Through Mohit, Aajay got introduced to Sajid Maklai of Universal Music that eventually gave birth to ‘Teri Yaad’, Aajay’s first official project as a composer. “So basically, Mohit Suri is the one who introduced me to universal music. At that time there was no plan for them to come up with Vyrl or something. Within a month I joined they started Vyrl originals. And from there the song ‘Teri Yaad’ came out,” said Aajay.
About independent music, he says, “That time-independent music was just coming up. It was not like how it is today. T-Series was also not putting out singles. Vyrl originals were the first thing to come up with such content and break that film-non-film music thing. They just tried to enter that time. It was not a game-changer sort of a thing. Because things didn’t change that much after that song. During Tum Na Ho, this thing didn’t happen much. But it happened during Teri Yaad.”
Even though he has been working as a music composer now, he hasn’t stopped working for advertisements. “I have always continued working for ads. Once a song is out, I move on. Because you live with that song so much throughout the process.”
About his demeanor towards self-promotion, he said, “I don’t promote myself as a music composer much because I feel people don’t bother unless you are the singer. I have felt it in many instances. I think this perception should change about music composers and songwriters. The idea of performing or featuring in my song is not in the mainstream now. I am working on some own content. I might start with my YouTube channel very soon. I will be doing different kinds of independent music kinds of stuff. Because whatever the independent songs are coming out, are not proper independent music. They are somewhat film music. Independent music is what there was in the 90s with Shaan, KK, Lucky Ali and all.”
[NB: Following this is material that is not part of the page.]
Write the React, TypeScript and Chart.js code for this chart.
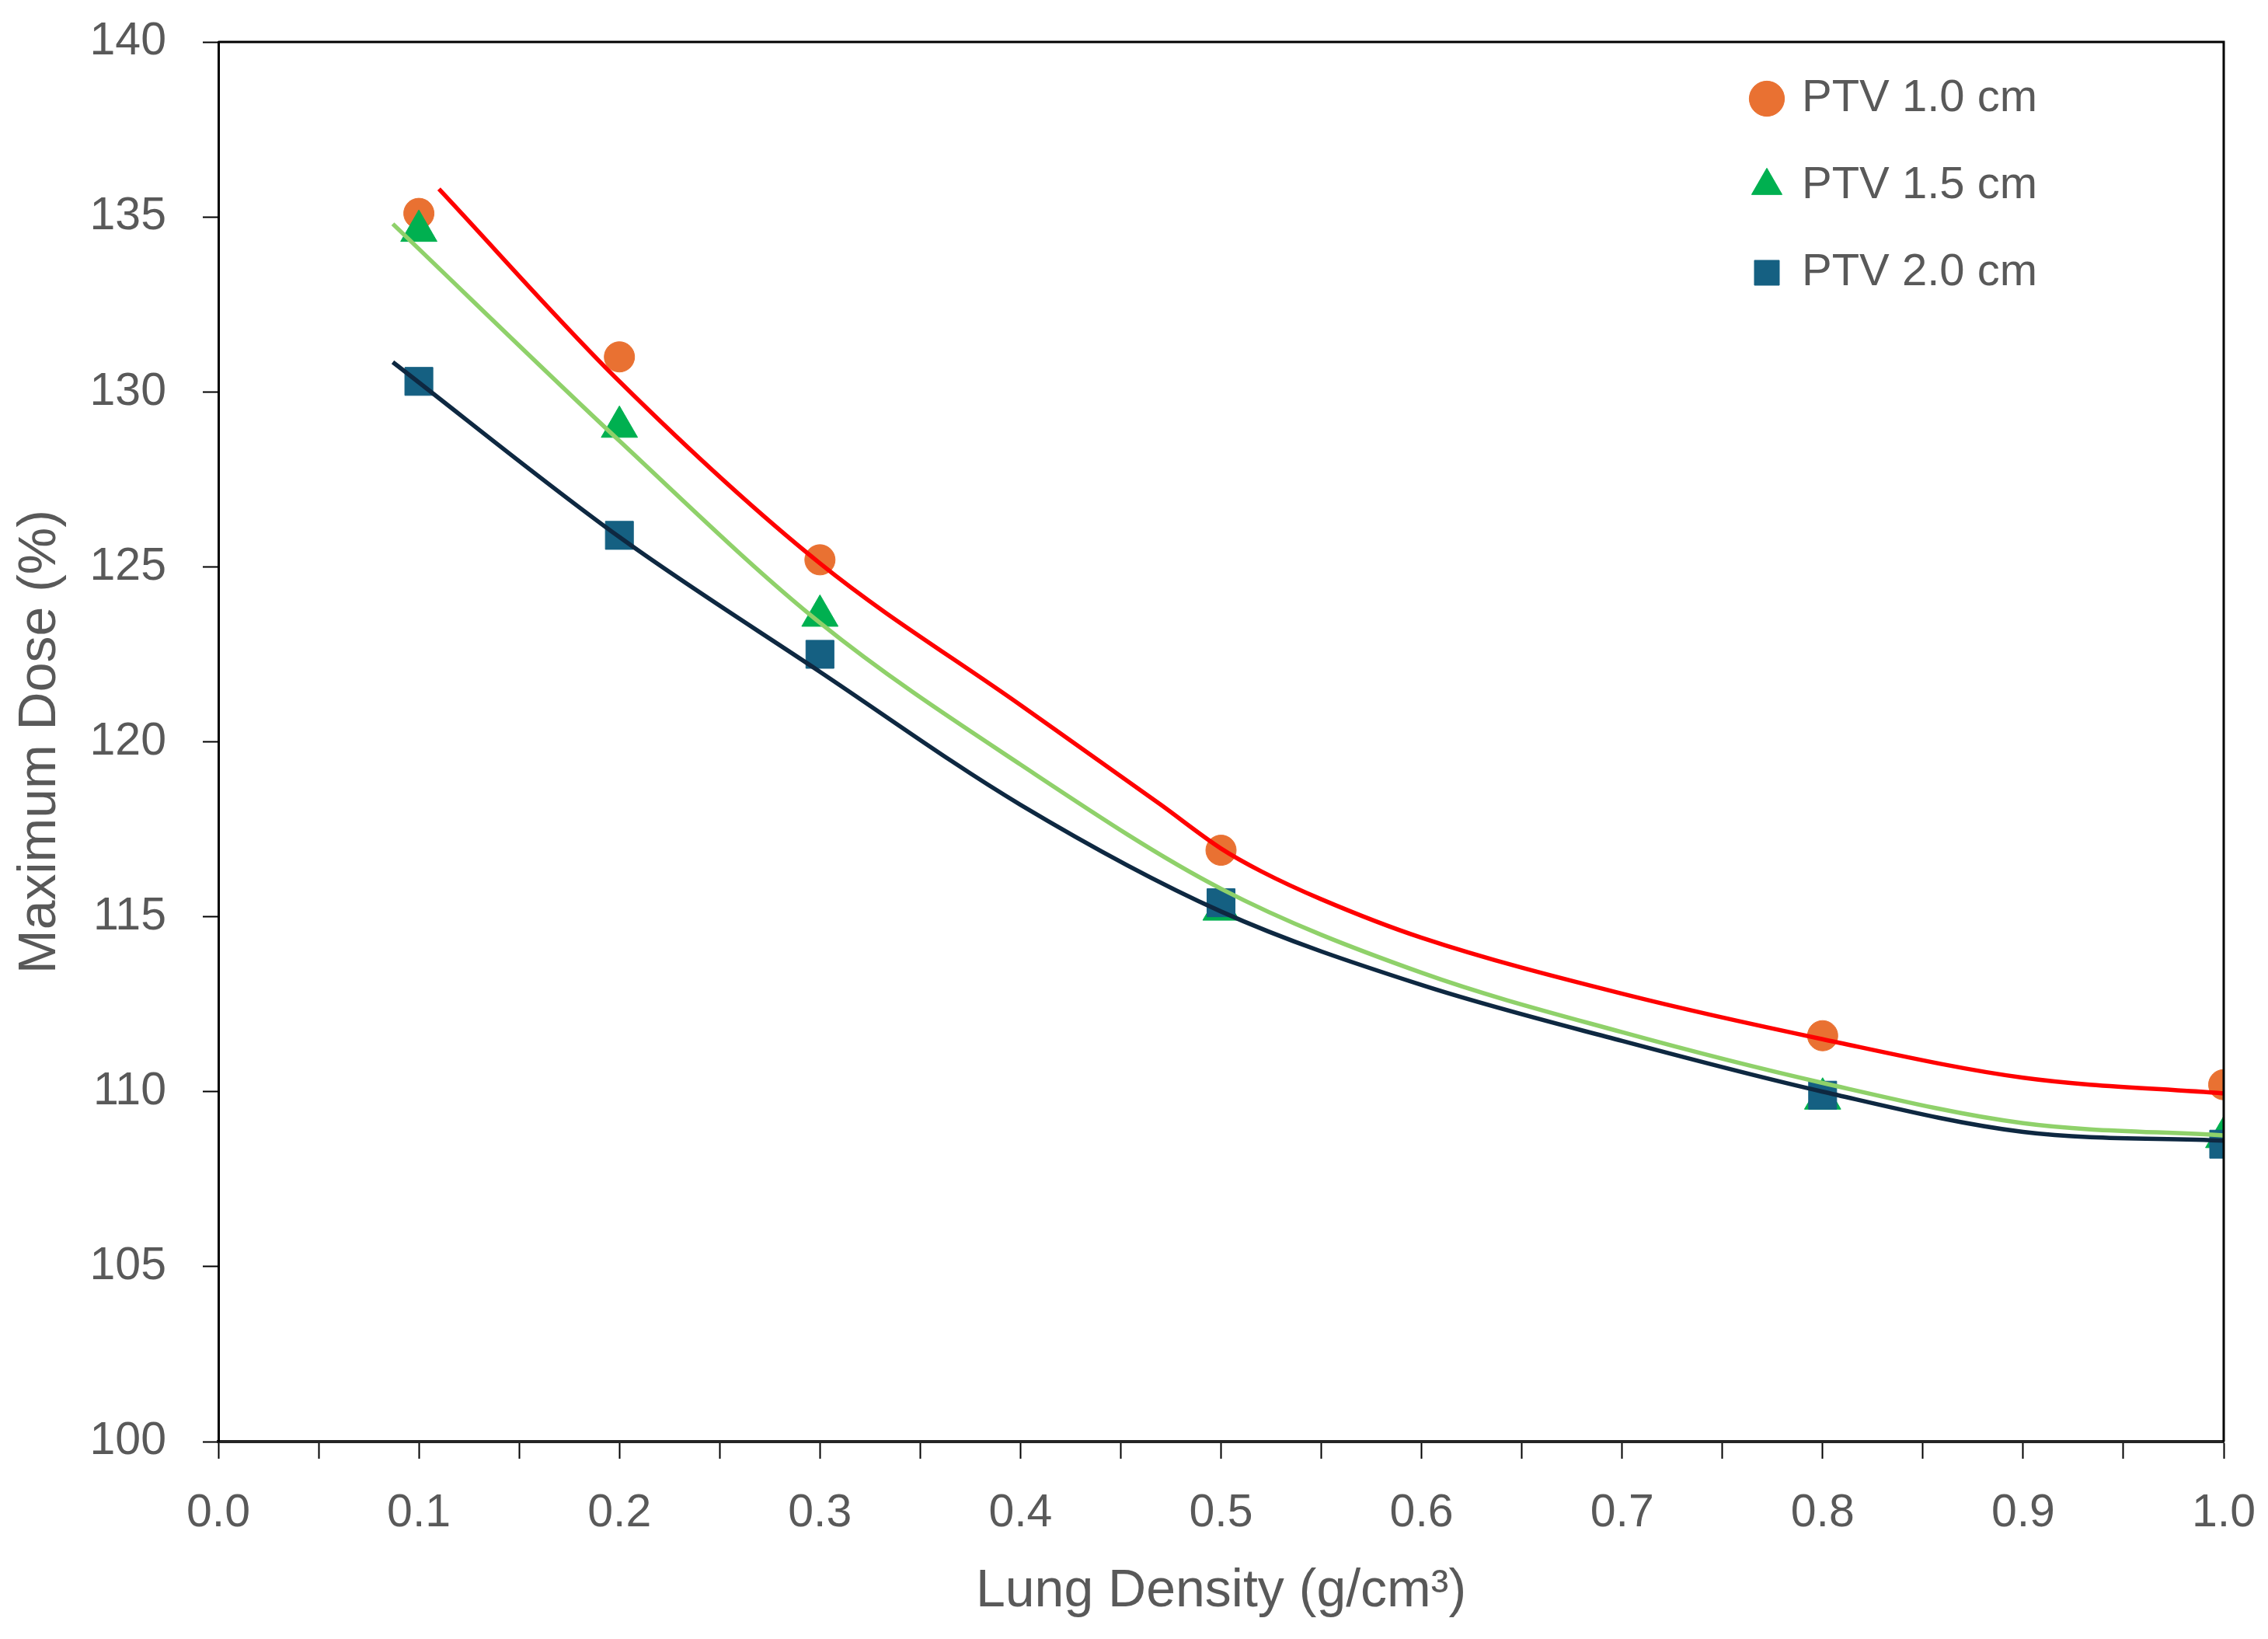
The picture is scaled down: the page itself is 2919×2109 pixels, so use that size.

Narrating the journey of Tum Na Ho before and during Covid 19 pandemic, Aajay recalls, “When I sent the Mukhda of Tum Na Ho to Sajid from universal music, it was instantly locked. Kunaal Vermaa came on board to write the lyrics of the song. It was a full male song in the first place. So we got Arjun kanungo. Then we thought to keep a female part also. And that’s how Prakriti Kakar came on board. It was not a difficult thing. It went with the flow.
Somehow Covid pandemic affected the wider popularity of the song. But on social media platforms, reels, tik tok videos (back then) helped the song to grow.”
Before Tum Na Ho and Teri Yaad, Aajay has collaborated for a South movie as well.
However, Covid 19 affected all the industries across the globe. Talking about the repercussions and present situation, Aajay says, “Lockdown has affected every industry more or less. But there are some ad works, digital pieces of stuff coming up to me. I also feel this is a good time for artists to focus more on themselves. Most of the singers have their music setup now. Things have become handier due to Covid. It has become very comfortable in terms of recording. There’s a big song coming up. And my ad projects are going on as well.”
“For digital ad films, we need to record some vocals. So I send the track to the singer and he dubs and sends it.
The vibes of a recording studio are missing, where creativity mingles with multiple artists at a time,” concludes Aajay.